According to the press release, savings from preventing tax fraud have increased each year since Walker took office. As the graph below shows, those savings jumped after Walker’s first year as governor. Total savings in the first five years of the Walker administration are approximately $192 million. This is an increase of over 170 percent from the last five years of the Doyle administration.
Perpetrators of tax fraud most commonly use identity theft and fraudulent tax returns to make money. The DOR’s recent safeguards to prevent these sources of tax fraud start by protecting taxpayer information from being stolen. Anti-fraud measures include sending taxpayers identification questions, the use of a PIN number, and, when necessary, the requirement to send the DOR identifying documents. These safeguards are further secured since they are accessible online only after receiving a letter from the DOR.

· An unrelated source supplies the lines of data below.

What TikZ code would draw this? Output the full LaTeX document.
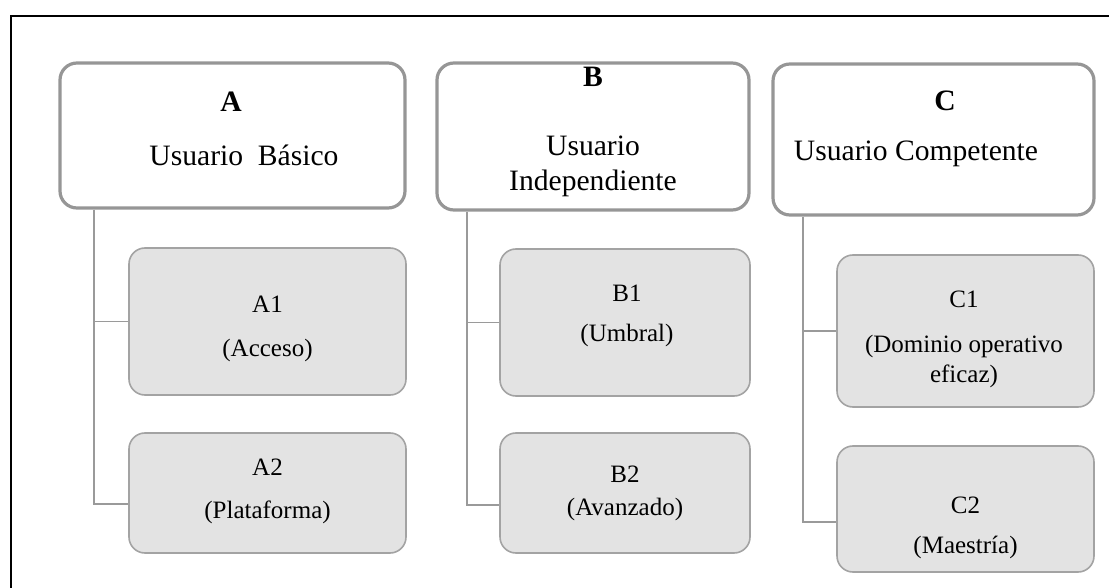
\documentclass[tikz,border=0pt]{standalone}
\usepackage{fontspec}
\setmainfont{Liberation Serif}
\usetikzlibrary{positioning,calc}
\definecolor{HeadLine}{HTML}{969696}
\definecolor{SubLine}{HTML}{A3A3A3}
\definecolor{SubFill}{HTML}{E3E3E3}
\definecolor{LinkLine}{HTML}{9A9A9A}

\begin{document}
\begin{tikzpicture}[x=0.5pt,y=-0.5pt,
		every node/.style={align=center,rectangle,inner sep=0pt},
		nivel/.style={draw=HeadLine,line width=1.6pt,rounded corners=8.5pt,fill=white},
		subnivel/.style={draw=SubLine,line width=0.8pt,rounded corners=8pt,fill=SubFill},
		niveltxt/.style={anchor=base,font=\fontsize{14.8}{17.5}\selectfont},
		subtxt/.style={anchor=base,font=\fontsize{12.5}{15.5}\selectfont},
		link/.style={draw=LinkLine,line width=0.9pt}
	]
	\useasboundingbox (0,0) rectangle (1109,588);
	\draw[line width=1pt] (11,16) rectangle (1140,620);

	% niveles comunes
	\node [nivel,minimum width=172.5pt,minimum height=72.5pt] (A) at (232.5,135.5) {};
	\node [nivel,minimum width=156pt,minimum height=73.5pt] (B) at (593,136.5) {};
	\node [nivel,minimum width=160.5pt,minimum height=75.5pt] (C) at (933.5,139.5) {};

	% subniveles
	\node [subnivel,minimum width=138.5pt,minimum height=73.5pt] (A1) at (267.5,321.5) {};
	\node [subnivel,minimum width=138.5pt,minimum height=60pt] (A2) at (267.5,493) {};
	\node [subnivel,minimum width=125pt,minimum height=73.5pt] (B1) at (625,322.5) {};
	\node [subnivel,minimum width=125pt,minimum height=60pt] (B2) at (625,493) {};
	\node [subnivel,minimum width=128.5pt,minimum height=76pt] (C1) at (965.5,331) {};
	\node [subnivel,minimum width=128.5pt,minimum height=63pt] (C2) at (965.5,509) {};

	% textos
	\node [niveltxt] (tA) at (244,166) {\textbf{A}\hspace*{13pt}\\[9.5pt]Usuario\ \ Básico};
	\node [niveltxt] (tB) at (593,191) {\textbf{B}\\[17pt]Usuario\\Independiente};
	\node [niveltxt] (tC) at (916,161) {\hspace*{29pt}\textbf{C}\\[7.5pt]Usuario Competente};
	\node [subtxt] (tA1) at (267.5,357) {A1\\[6.5pt](Acceso)};
	\node [subtxt] (tA2) at (267.5,518) {A2\\[6pt](Plataforma)};
	\node [subtxt] (tB1) at (627,342) {B1\\[4.5pt](Umbral)};
	\node [subtxt] (tB2) at (625,515) {B2\\[1pt](Avanzado)};
	\node [subtxt] (tC1) at (964,383) {C1\\[7pt](Dominio operativo\\eficaz)};
	\node [subtxt] (tC2) at (965.5,553) {C2\\[4.5pt](Maestría)};

	% conectores
	\coordinate (sA) at ([xshift=-17pt]A1.west);
	\coordinate (sB) at ([xshift=-16pt]B1.west);
	\coordinate (sC) at ([xshift=-16.5pt]C1.west);
	\draw[link] (sA |- A.south) |- ([yshift=-5.5pt]A2.west);
	\draw[link] (sA) -- (A1.west);
	\draw[link] (sB |- B.south) |- ([yshift=-6pt]B2.west);
	\draw[link] (sB) -- (B1.west);
	\draw[link] (sC |- C.south) |- ([yshift=-6.5pt]C2.west);
	\draw[link] (sC) -- (C1.west);
\end{tikzpicture}
\end{document}
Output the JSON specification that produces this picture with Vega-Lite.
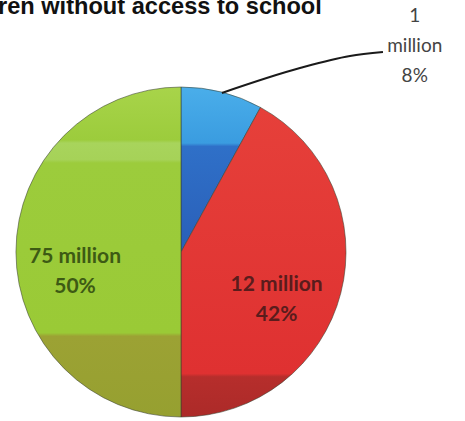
{
  "$schema": "https://vega.github.io/schema/vega-lite/v6.json",
  "width": 362,
  "height": 330,
  "autosize": {"type": "none"},
  "padding": {"left": 0, "top": 87, "right": 103, "bottom": 4},
  "background": "white",
  "config": {"view": {"stroke": null}},
  "title": {
    "text": "ren without access to school",
    "anchor": "start",
    "frame": "group",
    "font": "Liberation Sans",
    "fontSize": 23.6,
    "fontWeight": "bold",
    "color": "#111111",
    "baseline": "alphabetic",
    "offset": -30,
    "dx": -2
  },
  "datasets": {
    "slices": [
      {"k": "blue", "rank": 1, "share": 8, "label": "1\nmillion\n8%"},
      {"k": "red", "rank": 2, "share": 42, "label": "12 million\n42%"},
      {"k": "green", "rank": 3, "share": 50, "label": "75 million\n50%"}
    ],
    "leader": [
      {"px": 0.248, "py": 0.964},
      {"px": 0.721, "py": 1.115},
      {"px": 1.024, "py": 1.188},
      {"px": 1.224, "py": 1.212}
    ]
  },
  "layer": [
    {
      "data": {"name": "slices"},
      "mark": {"type": "arc", "stroke": "#3a4030", "strokeWidth": 0.8, "strokeOpacity": 0.7},
      "encoding": {
        "theta": {"field": "share", "type": "quantitative", "stack": true},
        "order": {"field": "rank", "type": "ordinal"},
        "fill": {
          "condition": [
            {"test": "datum.k === 'blue'", "value": {"gradient": "linear", "x1": 0, "y1": 0, "x2": 0, "y2": 1, "stops": [
              {"offset": 0, "color": "#4aaeea"},
              {"offset": 0.34, "color": "#3a9ce0"},
              {"offset": 0.36, "color": "#2f70c8"},
              {"offset": 1, "color": "#2a5fb8"}
            ]}},
            {"test": "datum.k === 'red'", "value": {"gradient": "linear", "x1": 0, "y1": 0, "x2": 0, "y2": 1, "stops": [
              {"offset": 0, "color": "#e6403a"},
              {"offset": 0.86, "color": "#df3131"},
              {"offset": 0.87, "color": "#b62e2c"},
              {"offset": 1, "color": "#ac2a28"}
            ]}}
          ],
          "value": {"gradient": "linear", "x1": 0, "y1": 0, "x2": 0, "y2": 1, "stops": [
            {"offset": 0, "color": "#a8d44a"},
            {"offset": 0.16, "color": "#9ccc3c"},
            {"offset": 0.17, "color": "#a8d45c"},
            {"offset": 0.22, "color": "#a6d258"},
            {"offset": 0.23, "color": "#9ccc3c"},
            {"offset": 0.745, "color": "#9aca36"},
            {"offset": 0.755, "color": "#9ca234"},
            {"offset": 1, "color": "#96a030"}
          ]}
        }
      }
    },
    {
      "data": {"name": "leader"},
      "mark": {"type": "line", "color": "#1a1a1a", "strokeWidth": 2, "interpolate": "monotone"},
      "encoding": {
        "x": {"field": "px", "type": "quantitative", "scale": {"domain": [-1.097, 1.097], "nice": false, "zero": false}, "axis": null},
        "y": {"field": "py", "type": "quantitative", "scale": {"domain": [-1, 1], "nice": false, "zero": false}, "axis": null}
      }
    },
    {
      "data": {"name": "slices"},
      "mark": {"type": "text", "radius": 106, "dy": 5, "lineBreak": "\n", "lineHeight": 30, "font": "Lato", "fontSize": 21, "fontWeight": "bold", "fill": "#3d5a14", "align": "center", "baseline": "middle"},
      "encoding": {
        "theta": {"field": "share", "type": "quantitative", "stack": true},
        "order": {"field": "rank", "type": "ordinal"},
        "text": {"condition": {"test": "datum.k === 'green'", "field": "label"}, "value": ""}
      }
    },
    {
      "data": {"name": "slices"},
      "mark": {"type": "text", "radius": 107, "dx": -8, "dy": 6, "lineBreak": "\n", "lineHeight": 30, "font": "Lato", "fontSize": 21, "fontWeight": "bold", "fill": "#5a1c1c", "align": "center", "baseline": "middle"},
      "encoding": {
        "theta": {"field": "share", "type": "quantitative", "stack": true},
        "order": {"field": "rank", "type": "ordinal"},
        "text": {"condition": {"test": "datum.k === 'red'", "field": "label"}, "value": ""}
      }
    },
    {
      "data": {"name": "slices"},
      "mark": {"type": "text", "radius": 200, "dx": 184, "dy": -42, "lineBreak": "\n", "lineHeight": 30, "font": "Lato", "fontSize": 19, "fill": "#444444", "align": "center", "baseline": "middle"},
      "encoding": {
        "theta": {"field": "share", "type": "quantitative", "stack": true},
        "order": {"field": "rank", "type": "ordinal"},
        "text": {"condition": {"test": "datum.k === 'blue'", "field": "label"}, "value": ""}
      }
    }
  ]
}
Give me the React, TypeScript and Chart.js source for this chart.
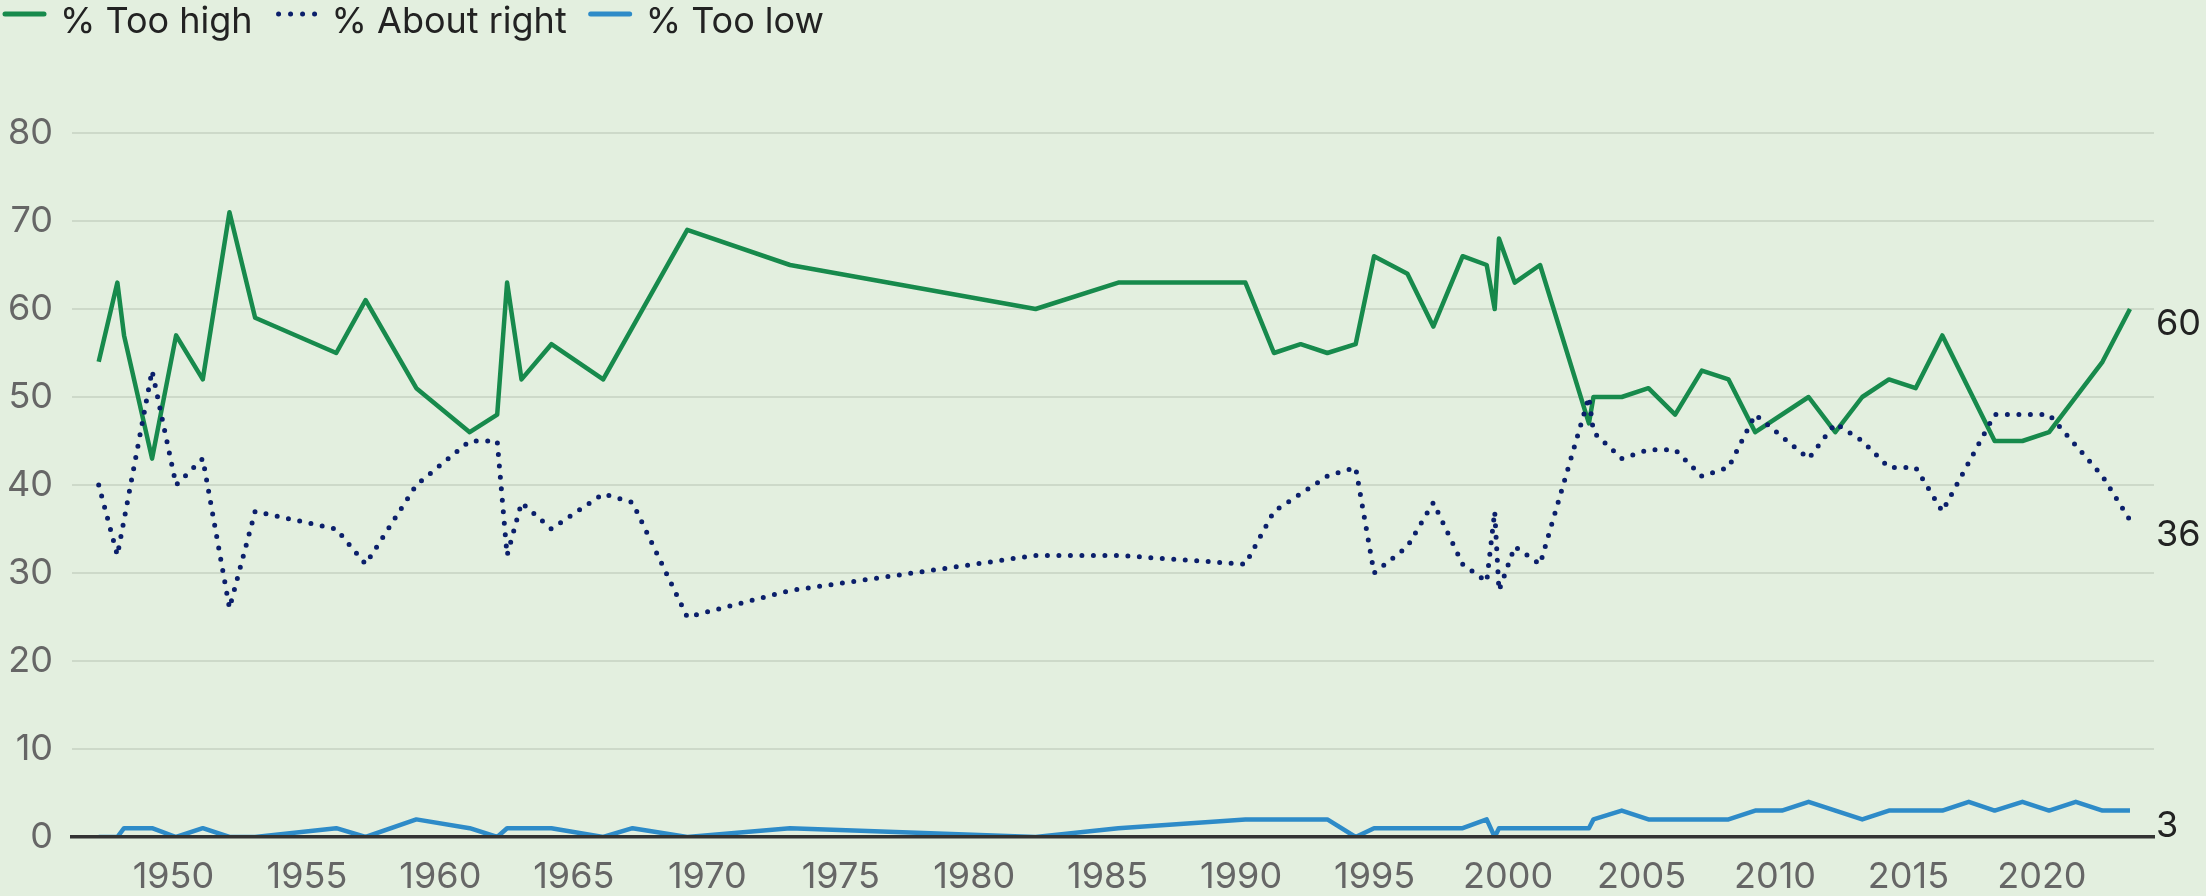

Many of the MacIver Institute’s stories covering this past legislative session show that these DOR reforms are, indeed, part of a trend that reveals a guiding principle of the legislature and administration’s reforms: eliminate fraud and waste. One such piece of legislation the MacIver Institute covered late last year would reduce fraud in numerous public benefit programs.
A December 2014 audit of disbursed unemployment insurance benefits discovered that $86.3 million was paid for fraudulent claims. In response, Rep. Samantha Kerkman (R-Salem) introduced Assembly Bill 212 (AB 212), a bill which would ban a person for seven years if it was proven that they intentionally defrauded the system to receive benefits. That bill passed the Assembly in December, but has not been passed by the Senate.
The FoodShare program also was considered for reform after legislators revealed that the program lost $11 million in fraud in fiscal year 2014. One of the reforms that received some public attention and debate was that people must meet certain work requirements to receive benefits. On the merit of the legislation’s work requirements, MacIver’s own Ola Lisowski would join the debate with her Milwaukee Journal Sentinel op-ed supporting the requirements.
However, since Wisconsin’s Foodshare program is administered at the federal level and is paid for by federal as well as state dollars, the federal regulations make it difficult for state legislators to change the rules surrounding the program. In the case of both Assembly Bill 222 (AB 222) and Assembly Bill 200 (AB 200), state legislators had initially planned to apply for waivers from the federal Department of Health Services (DHS) to allow them to change rules at the state level.
Perhaps because of the difficulty and uncertain outcome of asking the Obama administration for permission to reform the program, legislators heavily amended the bills. Wisconsin will no longer need to ask the federal government for the waivers since the potentially conflicting portions of the reforms have been removed. However, the result is that though both bills would pass the Assembly, they have been watered down significantly. Neither bill has passed the Senate, which plans to end its session on March 15.